O Sinédrio, que era composto por 70 ou 72 anciãos e mestres da nação, poderia condenar alguém à morte, mas o governo romano teria que aprovar e executar a pena, e, ao raiar do dia, todos os sacerdotes e anciãos reuniram-se em conselho para julgar Jesus, e, amarando-o, levaram-no à de Pilatos, que era o representante maior do governo romano na Judeia e Governador de Jerusalém.

Jesus chega à presença de Pilatos, agora com uma nova acusação: a antiga acusação de blasfêmia é modificada para a acusação política no curso do processo acusatório. Jesus, agora, não é mais aquele que se diz o Filho do Homem, que é igual a Deus, mas é um conspirador que vai destruir o Império de César na Judeia. Uma verdadeira mutatio libeli, mudaram a acusação no curso processo de cristo, sem dar-lhe a oportunidade de defesa, ou de contrariar a prova.

Jesus já se encontrava previamente condenado quando Pilatos lhe perguntou: “És tu o rei dos judeus? Respondeu Jesus: ... vim ao mundo, a fim de dar testemunho da verdade (Jo 18:37). Pilatos pergunta-lhe: O que é a verdade?

Ora, Pilatos estava diante daquele que disse: “eu sou o caminho a verdade e a vida”, porém não conseguiu enxergá-la. Tinha a verdade ao alcance dos seus olhos, mas fora cegado pela sua ignorância. Quantos Juízes no, nos dias de hoje, também se encontram cegos e, embora vejam a verdade, não conseguem aplicá-la, muitas vezes, por interesse no resultado do processo.

Ora, se Pilatos não via nele crime por que não absolveu Jesus daquelas acusações infundadas? Se tinha dúvidas, por que o condenou? Porque teve medo da reação popular, preferiu a “paz social” à verdadeira Justiça, condenar um inocente a causar uma revolta social.

O ato de lavar as mãos era um costume judaico que, quando usado legitimamente, era símbolo de absolvição de um homem inocente de qualquer implicação com uma morte injusta.
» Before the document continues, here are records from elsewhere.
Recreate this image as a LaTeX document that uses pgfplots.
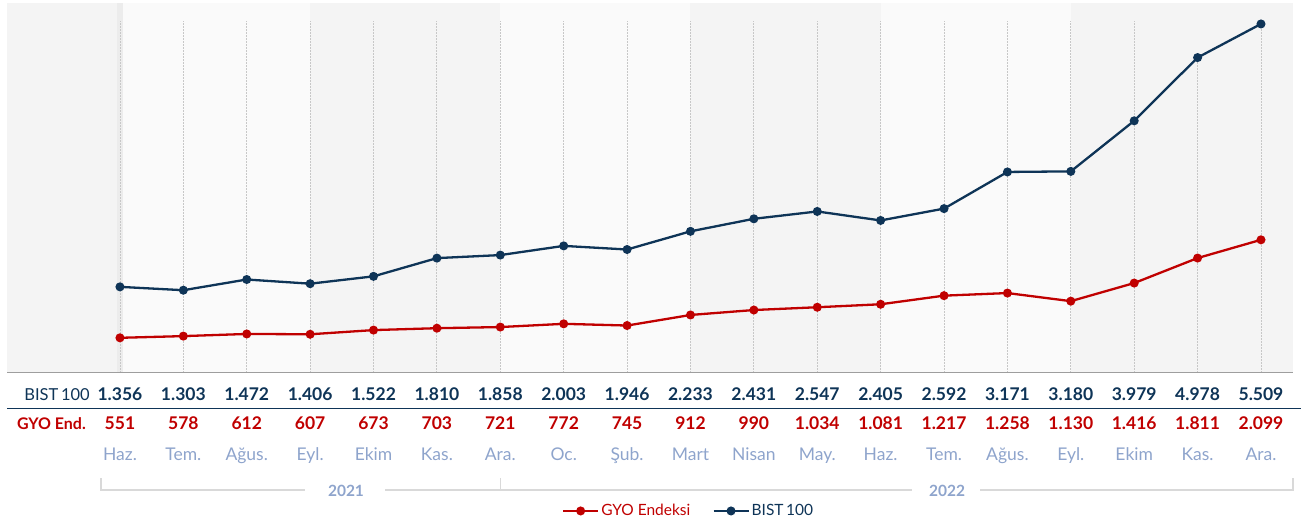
\documentclass[border=0pt]{standalone}
\usepackage{fontspec}
\setmainfont{Lato}
\usepackage{pgfplots}
\usepackage{pgfplotstable}
\pgfplotsset{compat=1.18}
\definecolor{navy}{HTML}{0E3457}
\definecolor{gyored}{HTML}{C00000}
\definecolor{monthc}{HTML}{8EA4CC}
\definecolor{bandd}{HTML}{F4F4F4}
\definecolor{bandl}{HTML}{FAFAFA}
\definecolor{bandx}{HTML}{ECECEC}
\definecolor{bracketc}{HTML}{D9D9D9}

% BIST 100 and GYO Endeksi, Haz. 2021 - Ara. 2022
\pgfplotstableread{
x bist gyo
0  1356 551
1  1303 578
2  1472 612
3  1406 607
4  1522 673
5  1810 703
6  1858 721
7  2003 772
8  1946 745
9  2233 912
10 2431 990
11 2547 1034
12 2405 1081
13 2592 1217
14 3171 1258
15 3180 1130
16 3979 1416
17 4978 1811
18 5509 2099
}\data

\begin{document}
\begin{tikzpicture}[x=1pt,y=1pt]
\useasboundingbox (0,0) rectangle (1304,-526);
\begin{axis}[
    at={(7pt,-3pt)}, anchor=north west,
    scale only axis,
    width=1286pt, height=369.7pt,
    xmin=-1.782, xmax=18.505,
    ymin=0, ymax=5840,
    axis lines=none,
    clip=true,
    legend columns=2,
    legend style={at={(0.530,-0.374)}, anchor=center, draw=none, fill=none,
        font=\fontsize{15.5}{18}\selectfont,
        /tikz/every even column/.append style={column sep=20pt}},
    legend image code/.code={
        \draw[#1, mark=none] (0pt,0pt) -- (35pt,0pt);
        \draw[#1, only marks] plot coordinates {(17.5pt,0pt)};
    },
]
% background bands
\fill[bandd] (-1.782,0) rectangle (-0.05,5840);
\fill[bandx] (-0.05,0) rectangle (0.05,5840);
\fill[bandl] (0.05,0) rectangle (3,5840);
\fill[bandd] (3,0) rectangle (6,5840);
\fill[bandl] (6,0) rectangle (9,5840);
\fill[bandd] (9,0) rectangle (12,5840);
\fill[bandl] (12,0) rectangle (15,5840);
\fill[bandd] (15,0) rectangle (18.505,5840);

% dotted drop lines
\pgfplotsinvokeforeach{0,...,16}{
    \draw[black!22, line width=0.9pt, dash pattern=on 1.2pt off 1.8pt] (#1,0) -- (#1,5556);
}
\draw[black!22, line width=0.9pt, dash pattern=on 1.2pt off 1.8pt] (17,0) -- (17,4978);
\draw[black!22, line width=0.9pt, dash pattern=on 1.2pt off 1.8pt] (18,0) -- (18,5509);

\addplot[gyored, line width=2.3pt, mark=*, mark size=3.3pt] table[x=x, y=gyo] {\data};
\addlegendentry{\textcolor{gyored}{GYO Endeksi}}
\addplot[navy, line width=2.3pt, mark=*, mark size=3.3pt] table[x=x, y=bist] {\data};
\addlegendentry{\textcolor{navy}{BIST\,100}}
\end{axis}

% axis base line and separator
\draw[black!38, line width=1.2pt] (7,-372.7) -- (1293,-372.7);
\draw[navy, line width=1.3pt] (7,-408.3) -- (1301,-408.3);

% row labels
\node[navy, anchor=base east, inner sep=0, font=\fontsize{16.5}{18}\selectfont] at (90,-400.7) {BIST\,100};
\node[gyored, anchor=base east, inner sep=0, font=\fontsize{16}{18}\selectfont\bfseries] at (86,-430) {GYO End.};

% value rows
\foreach \v [count=\i from 0] in {1.356,1.303,1.472,1.406,1.522,1.810,1.858,2.003,1.946,2.233,2.431,2.547,2.405,2.592,3.171,3.180,3.979,4.978,5.509}
    \node[navy, anchor=base, inner sep=0, font=\fontsize{17.5}{20}\selectfont\bfseries] at ({119.96+63.39*\i},-400.7) {\v};
\foreach \v [count=\i from 0] in {551,578,612,607,673,703,721,772,745,912,990,1.034,1.081,1.217,1.258,1.130,1.416,1.811,2.099}
    \node[gyored, anchor=base, inner sep=0, font=\fontsize{17.5}{20}\selectfont\bfseries] at ({119.96+63.39*\i},-430) {\v};
\foreach \v [count=\i from 0] in {Haz.,Tem.,Ağus.,Eyl.,Ekim,Kas.,Ara.,Oc.,Şub.,Mart,Nisan,May.,Haz.,Tem.,Ağus.,Eyl.,Ekim,Kas.,Ara.}
    \node[monthc, anchor=base, inner sep=0, font=\fontsize{17.5}{20}\selectfont] at ({119.96+63.39*\i},-460.7) {\v};

% year brackets
\draw[bracketc, line width=1.3pt] (101,-478) -- (101,-490) -- (305,-490);
\draw[bracketc, line width=1.3pt] (385,-490) -- (912,-490);
\draw[bracketc, line width=1.3pt] (500.7,-478) -- (500.7,-490);
\draw[bracketc, line width=1.3pt] (980,-490) -- (1293,-490) -- (1293,-478);
\node[monthc, anchor=base, inner sep=0, font=\fontsize{15.5}{18}\selectfont\bfseries] at (346,-496) {2021};
\node[monthc, anchor=base, inner sep=0, font=\fontsize{15.5}{18}\selectfont\bfseries] at (947,-496) {2022};
\end{tikzpicture}
\end{document}
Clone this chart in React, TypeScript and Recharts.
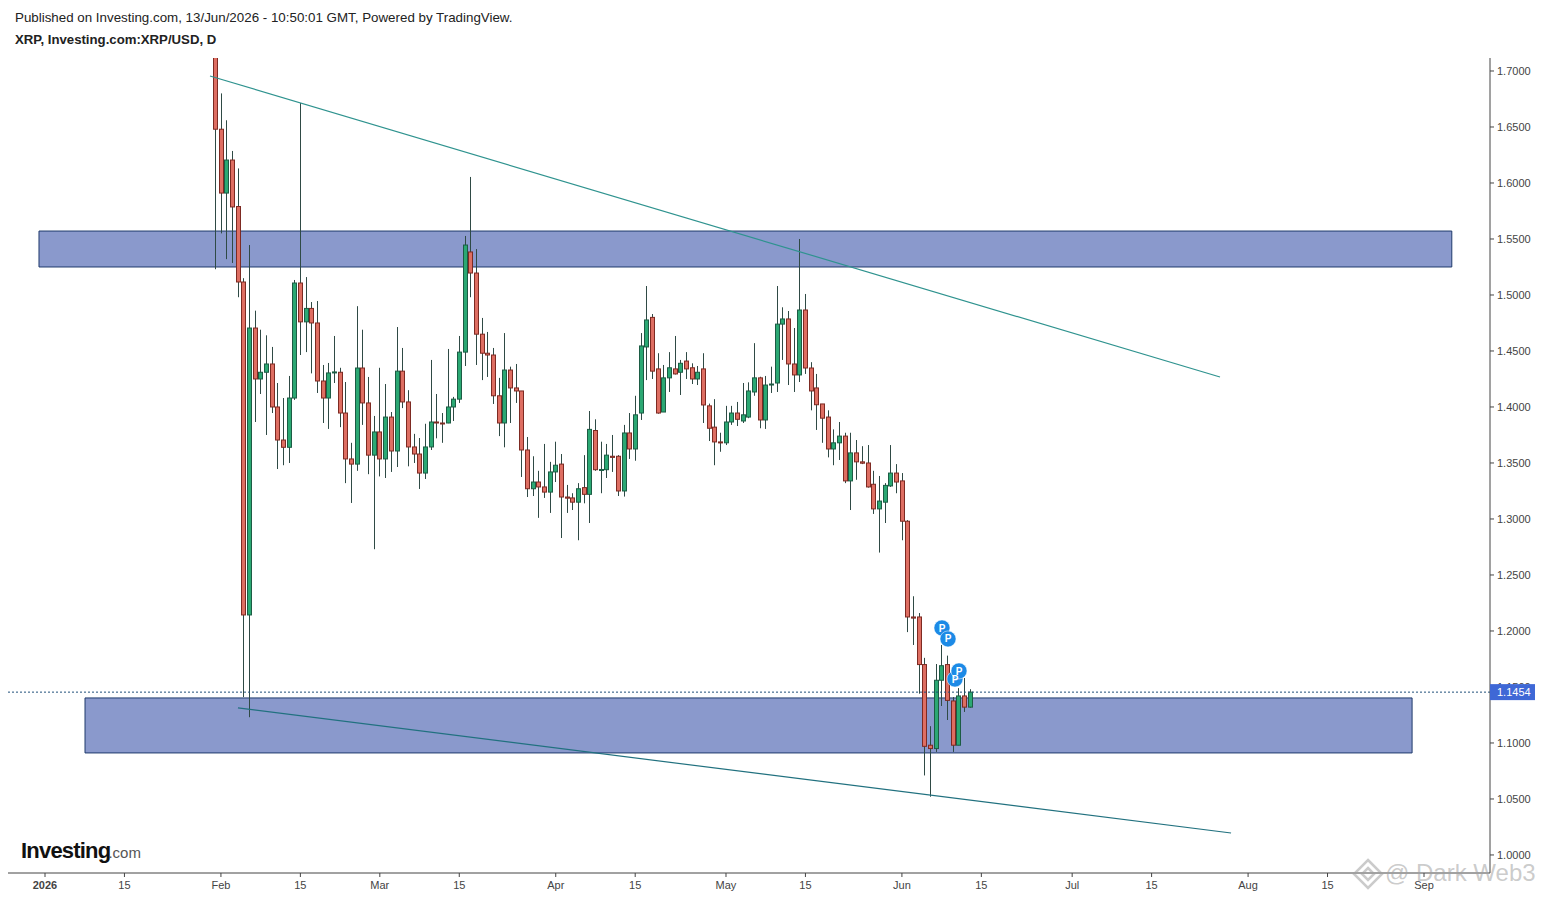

Pilatos quando lava suas mãos com água límpida, suja-as, pela sua omissão, com o sangue de um homem inocente.

Jesus foi então levado à morte de forma mais vergonhosa possível: morte na cruz.

O processo de Jesus, desde sua prisão até sua condenação foi um mar de injustiças. Uma acusação baseada em testemunhas falsas e argentárias; julgamentos noturnos, inadmissíveis na Lei Judaica; ausência de juízes; interrogatórios realizados por agentes incompetentes, que não tinham jurisdição sobre Jesus; tribunais singulares; mudança da acusação no curso do processo, foram algumas das arbitrariedades perpetradas contra o Filho do Homem.

Apesar dos anos, o julgamento de Cristo permanece marcado na sociedade como um julgamento ilegal e violento, e os resquícios de ilegalidade ainda permanecem em muitos julgamentos atuais, quando a Justiça se mostra omissa e acovardada, assim como foi Pilatos.

Jesus, no fim da sua vida disse: “tenho sede”, hoje, ainda temos sede de Justiça... ao receber os pecados do mundo, Jesus disse: Eloí, Eloí, lamá sabactâni (Deus meu, Deus meu, por que me desamparaste?), hoje, esta frase ainda é ouvida por muitos homens que se encontram desamparados pela Justiça.